* WORK TO BE COMPLETED *
Among the entries, which lines carry the string "seaborn"? Copy each of them.

● ● ● ● ●

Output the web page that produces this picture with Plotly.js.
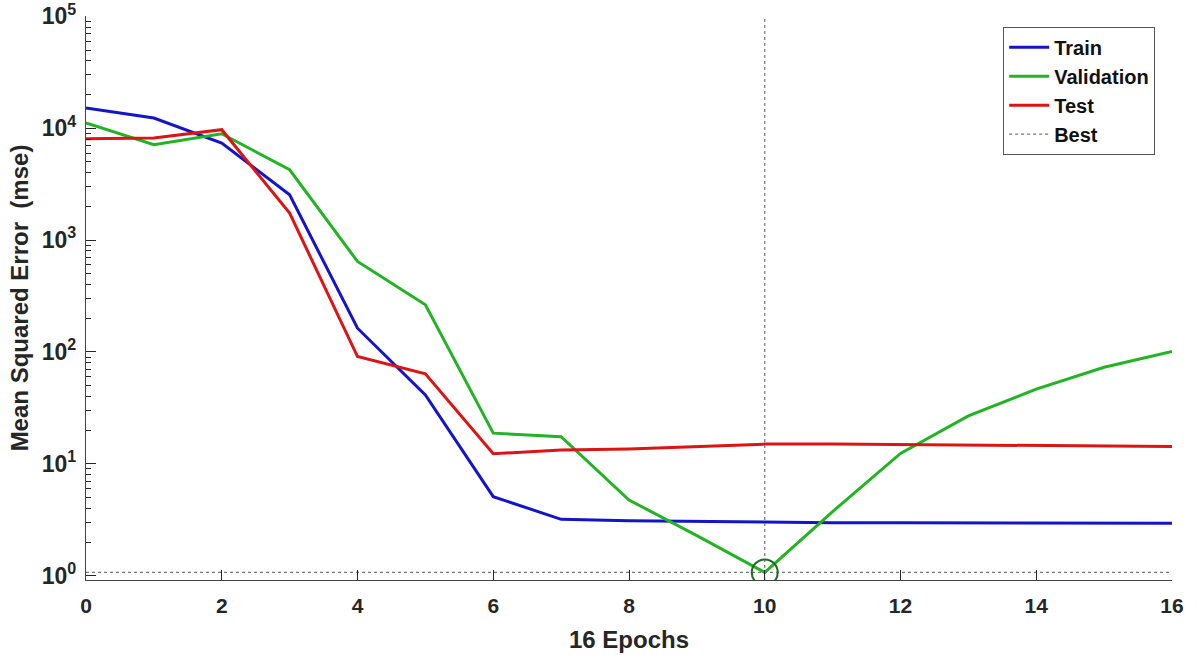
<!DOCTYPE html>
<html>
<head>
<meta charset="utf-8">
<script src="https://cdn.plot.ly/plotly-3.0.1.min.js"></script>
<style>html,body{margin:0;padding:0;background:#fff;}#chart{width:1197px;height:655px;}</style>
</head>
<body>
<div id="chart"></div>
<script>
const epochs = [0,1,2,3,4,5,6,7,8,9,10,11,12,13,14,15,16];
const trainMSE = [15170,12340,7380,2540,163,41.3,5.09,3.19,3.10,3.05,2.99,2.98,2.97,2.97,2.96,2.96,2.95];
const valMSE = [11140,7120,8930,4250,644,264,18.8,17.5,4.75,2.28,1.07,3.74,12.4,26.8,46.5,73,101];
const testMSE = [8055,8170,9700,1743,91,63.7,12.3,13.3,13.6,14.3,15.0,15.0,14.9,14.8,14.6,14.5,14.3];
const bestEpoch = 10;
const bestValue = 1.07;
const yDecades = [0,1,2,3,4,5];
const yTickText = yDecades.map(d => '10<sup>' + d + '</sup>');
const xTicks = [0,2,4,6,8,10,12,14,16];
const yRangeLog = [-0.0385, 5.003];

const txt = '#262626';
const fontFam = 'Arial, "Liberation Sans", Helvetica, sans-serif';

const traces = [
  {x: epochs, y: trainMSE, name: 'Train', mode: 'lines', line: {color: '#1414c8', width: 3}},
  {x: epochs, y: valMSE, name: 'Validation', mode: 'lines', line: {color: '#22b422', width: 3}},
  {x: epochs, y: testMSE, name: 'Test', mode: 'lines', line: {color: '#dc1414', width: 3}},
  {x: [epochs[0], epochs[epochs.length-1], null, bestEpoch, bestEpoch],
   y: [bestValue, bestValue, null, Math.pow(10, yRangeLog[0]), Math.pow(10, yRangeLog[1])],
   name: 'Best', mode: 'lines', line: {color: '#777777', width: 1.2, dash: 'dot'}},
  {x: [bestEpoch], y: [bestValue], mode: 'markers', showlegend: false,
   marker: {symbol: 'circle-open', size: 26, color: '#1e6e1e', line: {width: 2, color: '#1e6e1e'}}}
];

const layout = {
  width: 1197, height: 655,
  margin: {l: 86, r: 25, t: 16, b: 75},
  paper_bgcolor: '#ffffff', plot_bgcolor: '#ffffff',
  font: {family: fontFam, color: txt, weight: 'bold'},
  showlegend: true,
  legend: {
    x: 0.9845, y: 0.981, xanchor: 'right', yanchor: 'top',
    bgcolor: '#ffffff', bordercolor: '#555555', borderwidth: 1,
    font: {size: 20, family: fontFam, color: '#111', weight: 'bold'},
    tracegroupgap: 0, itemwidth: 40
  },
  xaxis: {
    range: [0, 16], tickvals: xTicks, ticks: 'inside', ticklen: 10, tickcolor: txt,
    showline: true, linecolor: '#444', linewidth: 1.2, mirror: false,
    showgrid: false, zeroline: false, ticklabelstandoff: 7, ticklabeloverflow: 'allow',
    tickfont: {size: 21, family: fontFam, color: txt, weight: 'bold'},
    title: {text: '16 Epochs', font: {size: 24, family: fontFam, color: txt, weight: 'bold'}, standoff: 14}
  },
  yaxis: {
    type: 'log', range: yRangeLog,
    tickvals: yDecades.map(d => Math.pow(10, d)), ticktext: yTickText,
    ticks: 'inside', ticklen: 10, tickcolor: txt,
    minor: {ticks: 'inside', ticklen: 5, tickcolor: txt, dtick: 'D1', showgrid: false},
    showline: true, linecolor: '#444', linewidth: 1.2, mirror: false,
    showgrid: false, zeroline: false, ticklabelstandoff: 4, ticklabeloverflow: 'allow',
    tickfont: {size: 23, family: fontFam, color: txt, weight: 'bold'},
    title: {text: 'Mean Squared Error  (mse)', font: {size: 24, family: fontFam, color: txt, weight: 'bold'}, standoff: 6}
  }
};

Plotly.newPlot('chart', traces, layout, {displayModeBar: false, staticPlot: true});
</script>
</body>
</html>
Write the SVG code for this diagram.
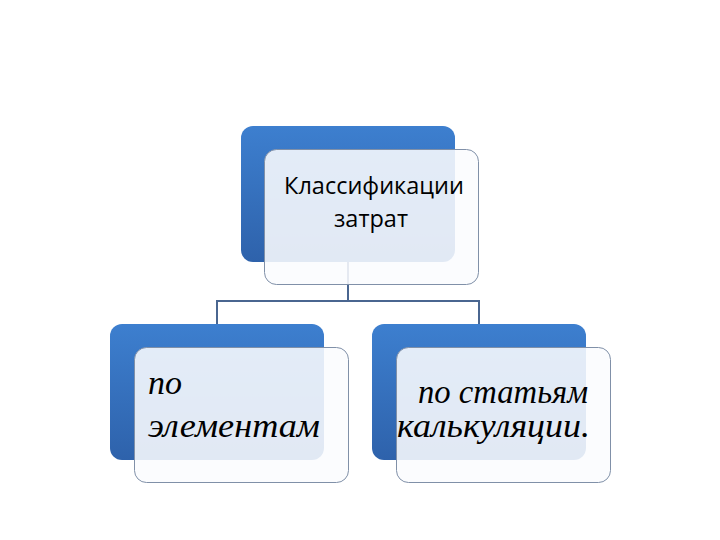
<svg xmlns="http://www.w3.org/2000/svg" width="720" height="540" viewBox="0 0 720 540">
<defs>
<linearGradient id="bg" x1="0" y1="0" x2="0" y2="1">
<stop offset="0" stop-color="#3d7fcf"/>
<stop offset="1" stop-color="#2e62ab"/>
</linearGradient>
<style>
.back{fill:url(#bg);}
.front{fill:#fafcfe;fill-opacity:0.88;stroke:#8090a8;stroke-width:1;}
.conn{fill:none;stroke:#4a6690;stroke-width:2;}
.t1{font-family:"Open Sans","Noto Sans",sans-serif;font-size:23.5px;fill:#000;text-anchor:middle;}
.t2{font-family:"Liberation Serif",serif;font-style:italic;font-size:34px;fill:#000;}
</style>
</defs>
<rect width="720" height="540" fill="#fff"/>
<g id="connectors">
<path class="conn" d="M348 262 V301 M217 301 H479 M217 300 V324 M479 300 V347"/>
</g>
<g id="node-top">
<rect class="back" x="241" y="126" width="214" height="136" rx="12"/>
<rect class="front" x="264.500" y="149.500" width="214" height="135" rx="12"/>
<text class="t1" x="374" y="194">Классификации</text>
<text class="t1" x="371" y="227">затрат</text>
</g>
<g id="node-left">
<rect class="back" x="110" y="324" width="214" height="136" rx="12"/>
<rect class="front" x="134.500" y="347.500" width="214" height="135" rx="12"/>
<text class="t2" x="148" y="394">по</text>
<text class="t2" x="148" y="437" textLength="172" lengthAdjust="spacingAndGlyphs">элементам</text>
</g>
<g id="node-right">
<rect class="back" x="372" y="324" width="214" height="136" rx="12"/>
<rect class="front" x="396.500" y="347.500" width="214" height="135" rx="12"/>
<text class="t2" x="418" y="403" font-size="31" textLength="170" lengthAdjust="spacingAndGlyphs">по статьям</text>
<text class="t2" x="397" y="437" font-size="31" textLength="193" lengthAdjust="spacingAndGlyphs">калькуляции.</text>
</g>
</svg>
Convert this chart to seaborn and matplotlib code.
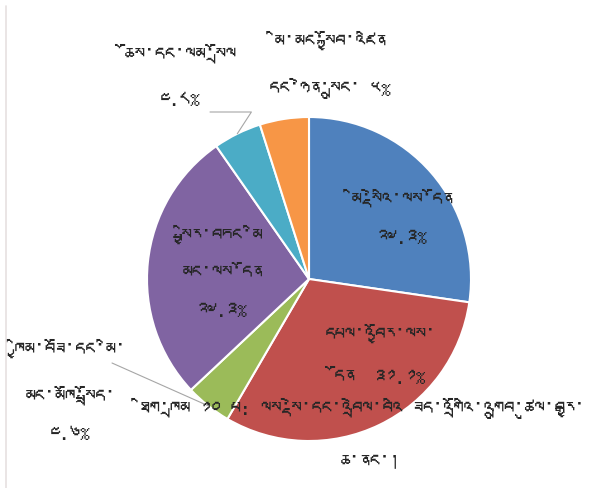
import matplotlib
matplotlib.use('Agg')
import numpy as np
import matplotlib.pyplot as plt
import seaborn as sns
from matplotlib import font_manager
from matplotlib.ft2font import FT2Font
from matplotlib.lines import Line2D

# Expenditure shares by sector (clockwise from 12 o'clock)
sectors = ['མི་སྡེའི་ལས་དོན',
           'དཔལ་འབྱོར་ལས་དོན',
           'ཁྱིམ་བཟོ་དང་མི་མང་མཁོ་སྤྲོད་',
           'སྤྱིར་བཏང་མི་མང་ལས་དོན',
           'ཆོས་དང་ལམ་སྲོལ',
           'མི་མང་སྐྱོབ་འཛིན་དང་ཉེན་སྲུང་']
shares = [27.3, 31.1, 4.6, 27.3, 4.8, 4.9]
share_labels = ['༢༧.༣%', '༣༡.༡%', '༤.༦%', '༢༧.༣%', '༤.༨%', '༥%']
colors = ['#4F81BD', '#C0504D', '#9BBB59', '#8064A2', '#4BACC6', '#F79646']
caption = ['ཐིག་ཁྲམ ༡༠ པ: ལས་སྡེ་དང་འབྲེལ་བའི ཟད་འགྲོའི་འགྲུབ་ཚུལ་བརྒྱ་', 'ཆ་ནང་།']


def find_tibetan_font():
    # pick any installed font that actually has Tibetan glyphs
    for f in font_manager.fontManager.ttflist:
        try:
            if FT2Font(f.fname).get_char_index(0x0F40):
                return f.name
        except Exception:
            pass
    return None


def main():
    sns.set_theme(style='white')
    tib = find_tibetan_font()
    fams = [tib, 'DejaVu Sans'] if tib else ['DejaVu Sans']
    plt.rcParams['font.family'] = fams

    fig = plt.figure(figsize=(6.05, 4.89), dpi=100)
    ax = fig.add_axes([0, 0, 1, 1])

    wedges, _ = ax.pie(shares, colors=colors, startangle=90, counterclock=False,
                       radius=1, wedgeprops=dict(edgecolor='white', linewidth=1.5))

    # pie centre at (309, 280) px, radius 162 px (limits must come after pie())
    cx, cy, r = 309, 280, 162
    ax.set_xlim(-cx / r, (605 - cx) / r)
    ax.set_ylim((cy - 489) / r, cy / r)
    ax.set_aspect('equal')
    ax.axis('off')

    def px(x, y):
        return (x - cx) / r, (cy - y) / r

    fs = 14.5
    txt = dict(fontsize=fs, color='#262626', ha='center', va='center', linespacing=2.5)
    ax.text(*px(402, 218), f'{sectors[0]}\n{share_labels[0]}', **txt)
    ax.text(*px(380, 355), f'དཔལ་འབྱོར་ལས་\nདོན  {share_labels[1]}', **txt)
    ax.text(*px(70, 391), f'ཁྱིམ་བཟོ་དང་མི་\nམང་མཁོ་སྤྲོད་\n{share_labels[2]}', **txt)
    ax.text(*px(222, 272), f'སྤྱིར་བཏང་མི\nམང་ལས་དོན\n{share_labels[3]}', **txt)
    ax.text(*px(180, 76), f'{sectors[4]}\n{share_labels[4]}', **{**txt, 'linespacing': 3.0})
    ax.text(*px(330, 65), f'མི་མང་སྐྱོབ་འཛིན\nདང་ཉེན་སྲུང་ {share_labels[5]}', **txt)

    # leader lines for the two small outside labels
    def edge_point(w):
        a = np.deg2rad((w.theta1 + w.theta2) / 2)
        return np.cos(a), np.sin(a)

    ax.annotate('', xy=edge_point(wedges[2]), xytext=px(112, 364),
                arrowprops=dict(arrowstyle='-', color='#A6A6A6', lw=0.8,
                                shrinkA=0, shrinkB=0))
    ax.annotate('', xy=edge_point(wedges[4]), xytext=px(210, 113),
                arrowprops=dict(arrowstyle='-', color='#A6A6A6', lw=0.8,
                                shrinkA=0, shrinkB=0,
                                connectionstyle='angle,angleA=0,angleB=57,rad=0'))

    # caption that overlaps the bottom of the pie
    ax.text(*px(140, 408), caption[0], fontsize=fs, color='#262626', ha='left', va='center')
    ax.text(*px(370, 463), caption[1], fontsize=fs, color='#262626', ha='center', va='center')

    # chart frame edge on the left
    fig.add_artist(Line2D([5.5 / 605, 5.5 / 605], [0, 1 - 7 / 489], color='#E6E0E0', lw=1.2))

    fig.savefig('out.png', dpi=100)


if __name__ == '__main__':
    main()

● ● ● ● ●

* ANSWER BELOW *
Convert this chart to seaborn and matplotlib code.
import seaborn as sns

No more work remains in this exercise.